Но это в прошлом. Нынешний же российский режим разведён с народом, как никогда в российской истории. Власть откровенно не любит и боится восьмидесяти процентов собствненного населения. Не любит и боится до такой степени, что даже не может назвать эти восемьдесят процентов по имени — «русские», предпочитая чудовищное слово «россияне», а то и просто «коренное население» (как будто речь идёт об американских индейцах). Население платит за это брезгливым презрением, которое чуть что может перейти в ярость.

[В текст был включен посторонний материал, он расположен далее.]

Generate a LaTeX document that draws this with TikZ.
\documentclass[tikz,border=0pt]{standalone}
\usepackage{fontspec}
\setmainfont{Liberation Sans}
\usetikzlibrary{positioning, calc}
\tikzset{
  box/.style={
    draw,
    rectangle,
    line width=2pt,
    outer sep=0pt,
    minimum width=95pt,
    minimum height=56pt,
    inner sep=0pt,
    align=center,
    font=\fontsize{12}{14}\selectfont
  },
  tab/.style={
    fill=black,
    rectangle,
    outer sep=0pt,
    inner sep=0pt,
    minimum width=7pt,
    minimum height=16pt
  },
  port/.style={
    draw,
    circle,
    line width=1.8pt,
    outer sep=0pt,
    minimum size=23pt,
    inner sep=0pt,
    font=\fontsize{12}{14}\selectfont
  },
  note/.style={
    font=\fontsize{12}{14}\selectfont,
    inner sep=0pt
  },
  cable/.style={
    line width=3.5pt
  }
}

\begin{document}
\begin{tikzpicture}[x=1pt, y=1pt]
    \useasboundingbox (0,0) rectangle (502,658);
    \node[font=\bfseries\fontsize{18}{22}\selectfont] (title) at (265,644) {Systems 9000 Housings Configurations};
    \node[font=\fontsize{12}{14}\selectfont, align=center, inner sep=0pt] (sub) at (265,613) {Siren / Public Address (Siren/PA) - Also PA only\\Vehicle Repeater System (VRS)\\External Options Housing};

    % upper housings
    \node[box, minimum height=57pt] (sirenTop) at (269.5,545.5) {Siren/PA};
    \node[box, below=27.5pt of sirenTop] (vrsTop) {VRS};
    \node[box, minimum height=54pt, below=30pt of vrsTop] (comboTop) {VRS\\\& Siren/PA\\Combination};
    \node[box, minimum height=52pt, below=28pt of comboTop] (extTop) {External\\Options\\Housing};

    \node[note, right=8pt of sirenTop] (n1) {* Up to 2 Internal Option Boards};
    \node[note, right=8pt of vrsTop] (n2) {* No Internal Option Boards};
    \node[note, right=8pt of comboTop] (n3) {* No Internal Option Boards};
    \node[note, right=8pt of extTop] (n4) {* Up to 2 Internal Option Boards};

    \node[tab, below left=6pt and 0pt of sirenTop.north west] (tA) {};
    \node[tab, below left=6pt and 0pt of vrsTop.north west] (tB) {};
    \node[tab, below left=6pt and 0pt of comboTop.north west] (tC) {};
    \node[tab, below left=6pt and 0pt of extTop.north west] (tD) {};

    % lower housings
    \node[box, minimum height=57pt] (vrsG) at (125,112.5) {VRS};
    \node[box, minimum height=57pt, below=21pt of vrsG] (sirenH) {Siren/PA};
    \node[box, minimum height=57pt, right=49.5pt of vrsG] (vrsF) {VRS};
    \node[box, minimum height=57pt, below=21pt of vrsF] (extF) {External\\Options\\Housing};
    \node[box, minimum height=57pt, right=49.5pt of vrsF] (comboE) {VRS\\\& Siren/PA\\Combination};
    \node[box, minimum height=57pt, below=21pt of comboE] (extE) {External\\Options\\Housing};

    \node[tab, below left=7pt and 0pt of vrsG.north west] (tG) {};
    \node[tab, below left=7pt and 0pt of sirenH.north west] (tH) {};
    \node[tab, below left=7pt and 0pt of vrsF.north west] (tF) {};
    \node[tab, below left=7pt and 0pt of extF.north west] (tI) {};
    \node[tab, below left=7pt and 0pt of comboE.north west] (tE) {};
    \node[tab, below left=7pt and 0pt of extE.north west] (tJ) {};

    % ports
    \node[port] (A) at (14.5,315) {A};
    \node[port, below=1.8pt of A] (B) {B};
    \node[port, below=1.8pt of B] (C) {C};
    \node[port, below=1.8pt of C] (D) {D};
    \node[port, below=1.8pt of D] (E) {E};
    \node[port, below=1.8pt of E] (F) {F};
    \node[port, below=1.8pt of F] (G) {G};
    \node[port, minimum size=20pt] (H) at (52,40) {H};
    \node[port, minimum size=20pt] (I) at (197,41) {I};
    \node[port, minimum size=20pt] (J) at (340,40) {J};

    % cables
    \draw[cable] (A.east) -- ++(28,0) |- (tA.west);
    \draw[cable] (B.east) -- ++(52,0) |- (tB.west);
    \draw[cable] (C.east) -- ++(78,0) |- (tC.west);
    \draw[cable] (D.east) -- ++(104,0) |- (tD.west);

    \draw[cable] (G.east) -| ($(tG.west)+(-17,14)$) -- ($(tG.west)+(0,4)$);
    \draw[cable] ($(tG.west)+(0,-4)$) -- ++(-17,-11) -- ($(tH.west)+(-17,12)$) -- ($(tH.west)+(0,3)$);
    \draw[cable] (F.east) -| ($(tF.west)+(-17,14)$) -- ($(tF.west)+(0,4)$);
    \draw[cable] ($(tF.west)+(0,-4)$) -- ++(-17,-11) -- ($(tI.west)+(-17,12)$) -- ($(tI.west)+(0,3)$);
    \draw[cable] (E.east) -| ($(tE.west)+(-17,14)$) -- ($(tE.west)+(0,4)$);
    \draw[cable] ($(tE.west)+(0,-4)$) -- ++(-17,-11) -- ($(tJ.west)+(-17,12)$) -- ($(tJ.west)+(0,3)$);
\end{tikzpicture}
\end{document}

Так вот, с точки зрения внешнего мира такое положение вещей означает только одно: такую власть можно и нужно «чморить и драконить», а то и мочить в сортире. Потому что про неё заранее известно: она тратит все силы на то, чтобы удержаться. И любой булавочный укол будет для неё чувствительным. Заметим, как перепугало «дело Литвиненко» кремлёвских сидельцев. Они нервничают, оправдываются, и всё это под торжествующий свист международной общественности.

И правильно нервничают. Вспомним дело Политковской — которая, кстати, обявила Путина «военным преступником» и призывала его судить международным трибуналом, причём публично, во время «Норд-Оста». Это был откровенная угроза — особенно если учесть, что до того Политковская посетила Лондон: Последующая смерть журналистки стала очень серьёзным ударом по репутации страны, а также эффективным средством давления и выбивания уступок. Теперь вот Литвиненко — ещё одно лыко в строку, да ещё какое. И опять Кремлю придётся оправдываться, и опять ему никто не поверит.

Так что милиция и автозаки на Русском Марше и правозащитный шабаш вокруг покойного перебежчика связаны. Тем самым золотым сечением. Если кремлёвские жители показывают всему миру, что считает свой народ опасным для себя, значит, их можно обвинять в чём угодно, возить физиономиями по паркету и только что не отправлять в международный суд. Ибо по ним никто и слезинки не прольёт — даже в самой России.

Что делать, чтобы перестать быть вечно виноватым? Всего ничего: наладить отношения с собственным народом. Пока ещё есть время, которого остаётся всё меньше.